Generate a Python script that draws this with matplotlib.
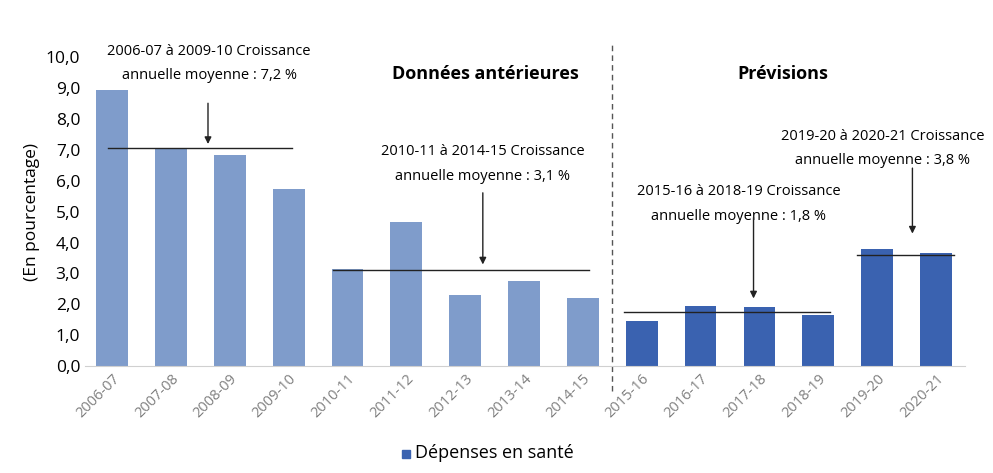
import matplotlib.pyplot as plt
import numpy as np

plt.rcParams['font.family'] = ['Open Sans', 'DejaVu Sans']

years = ['2006-07', '2007-08', '2008-09', '2009-10', '2010-11', '2011-12', '2012-13',
         '2013-14', '2014-15', '2015-16', '2016-17', '2017-18', '2018-19', '2019-20', '2020-21']
growth = [8.95, 7.05, 6.85, 5.75, 3.15, 4.65, 2.3, 2.75, 2.2, 1.45, 1.95, 1.9, 1.65, 3.8, 3.65]
n_hist = 9
avg_lines = [(7.05, -0.07, 3.05), (3.1, 3.75, 8.1), (1.75, 8.7, 12.2), (3.6, 12.65, 14.3)]

light, dark = '#7f9ccb', '#3a62b0'
colors = [light] * n_hist + [dark] * (len(years) - n_hist)

fig = plt.figure(figsize=(9.93, 4.73), dpi=100)
ax = fig.add_axes([0.0856, 0.226, 0.886, 0.653])
x = np.arange(len(years))
ax.bar(x, growth, width=0.54, color=colors)

for y, x0, x1 in avg_lines:
    ax.plot([x0, x1], [y, y], color='#222222', lw=1)

ax.set_xlim(-0.46, 14.49)
ax.set_ylim(0, 10)
ax.set_yticks(np.arange(0, 10.1, 1))
ax.set_yticklabels([f'{v:.1f}'.replace('.', ',') for v in np.arange(0, 10.1, 1)], fontsize=12.5)
ax.set_xticks(x)
ax.set_xticklabels(years, rotation=45, ha='right', rotation_mode='anchor',
                   fontsize=10.5, color='#7f7f7f')
ax.tick_params(length=0)
for s in ['top', 'right', 'left']:
    ax.spines[s].set_visible(False)
ax.spines['bottom'].set_color('#d0d0d0')
ax.set_ylabel('(En pourcentage)', fontsize=12.5)

ax.plot([8.5, 8.5], [-0.8, 10.4], color='#555555', lw=1, ls=(0, (4, 3)), clip_on=False)

ax.text(6.35, 9.3, 'Données antérieures', fontsize=13, fontweight='bold', ha='center')
ax.text(11.4, 9.3, 'Prévisions', fontsize=13, fontweight='bold', ha='center')

notes = [
    ('2006-07 à 2009-10 Croissance\nannuelle moyenne : 7,2 %', 1.65, 9.15, 1.63, 8.6, 7.1),
    ('2010-11 à 2014-15 Croissance\nannuelle moyenne : 3,1 %', 6.3, 5.9, 6.3, 5.7, 3.2),
    ('2015-16 à 2018-19 Croissance\nannuelle moyenne : 1,8 %', 10.65, 4.6, 10.9, 4.9, 2.1),
    ('2019-20 à 2020-21 Croissance\nannuelle moyenne : 3,8 %', 13.1, 6.4, 13.6, 6.5, 4.2),
]
for txt, tx, ty, axx, y0, y1 in notes:
    ax.text(tx, ty, txt, fontsize=10.5, ha='center', va='bottom', linespacing=1.9)
    ax.annotate('', xy=(axx, y1), xytext=(axx, y0),
                arrowprops=dict(arrowstyle='-|>', color='#222222', lw=1))

fig.patches.append(plt.Rectangle((0.405, 0.032), 0.008, 0.017, color=dark,
                                 transform=fig.transFigure, figure=fig))
fig.text(0.418, 0.042, 'Dépenses en santé', fontsize=13, va='center')

fig.savefig('out.png', dpi=100)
__________________________________________________
Written exercise: Repeat the material above word for word and skip every image in it.

Exercise response:
Generate a Python script that draws this with matplotlib.
import matplotlib.pyplot as plt
import numpy as np

plt.rcParams['font.family'] = ['Open Sans', 'DejaVu Sans']

years = ['2006-07', '2007-08', '2008-09', '2009-10', '2010-11', '2011-12', '2012-13',
         '2013-14', '2014-15', '2015-16', '2016-17', '2017-18', '2018-19', '2019-20', '2020-21']
growth = [8.95, 7.05, 6.85, 5.75, 3.15, 4.65, 2.3, 2.75, 2.2, 1.45, 1.95, 1.9, 1.65, 3.8, 3.65]
n_hist = 9
avg_lines = [(7.05, -0.07, 3.05), (3.1, 3.75, 8.1), (1.75, 8.7, 12.2), (3.6, 12.65, 14.3)]

light, dark = '#7f9ccb', '#3a62b0'
colors = [light] * n_hist + [dark] * (len(years) - n_hist)

fig = plt.figure(figsize=(9.93, 4.73), dpi=100)
ax = fig.add_axes([0.0856, 0.226, 0.886, 0.653])
x = np.arange(len(years))
ax.bar(x, growth, width=0.54, color=colors)

for y, x0, x1 in avg_lines:
    ax.plot([x0, x1], [y, y], color='#222222', lw=1)

ax.set_xlim(-0.46, 14.49)
ax.set_ylim(0, 10)
ax.set_yticks(np.arange(0, 10.1, 1))
ax.set_yticklabels([f'{v:.1f}'.replace('.', ',') for v in np.arange(0, 10.1, 1)], fontsize=12.5)
ax.set_xticks(x)
ax.set_xticklabels(years, rotation=45, ha='right', rotation_mode='anchor',
                   fontsize=10.5, color='#7f7f7f')
ax.tick_params(length=0)
for s in ['top', 'right', 'left']:
    ax.spines[s].set_visible(False)
ax.spines['bottom'].set_color('#d0d0d0')
ax.set_ylabel('(En pourcentage)', fontsize=12.5)

ax.plot([8.5, 8.5], [-0.8, 10.4], color='#555555', lw=1, ls=(0, (4, 3)), clip_on=False)

ax.text(6.35, 9.3, 'Données antérieures', fontsize=13, fontweight='bold', ha='center')
ax.text(11.4, 9.3, 'Prévisions', fontsize=13, fontweight='bold', ha='center')

notes = [
    ('2006-07 à 2009-10 Croissance\nannuelle moyenne : 7,2 %', 1.65, 9.15, 1.63, 8.6, 7.1),
    ('2010-11 à 2014-15 Croissance\nannuelle moyenne : 3,1 %', 6.3, 5.9, 6.3, 5.7, 3.2),
    ('2015-16 à 2018-19 Croissance\nannuelle moyenne : 1,8 %', 10.65, 4.6, 10.9, 4.9, 2.1),
    ('2019-20 à 2020-21 Croissance\nannuelle moyenne : 3,8 %', 13.1, 6.4, 13.6, 6.5, 4.2),
]
for txt, tx, ty, axx, y0, y1 in notes:
    ax.text(tx, ty, txt, fontsize=10.5, ha='center', va='bottom', linespacing=1.9)
    ax.annotate('', xy=(axx, y1), xytext=(axx, y0),
                arrowprops=dict(arrowstyle='-|>', color='#222222', lw=1))

fig.patches.append(plt.Rectangle((0.405, 0.032), 0.008, 0.017, color=dark,
                                 transform=fig.transFigure, figure=fig))
fig.text(0.418, 0.042, 'Dépenses en santé', fontsize=13, va='center')

fig.savefig('out.png', dpi=100)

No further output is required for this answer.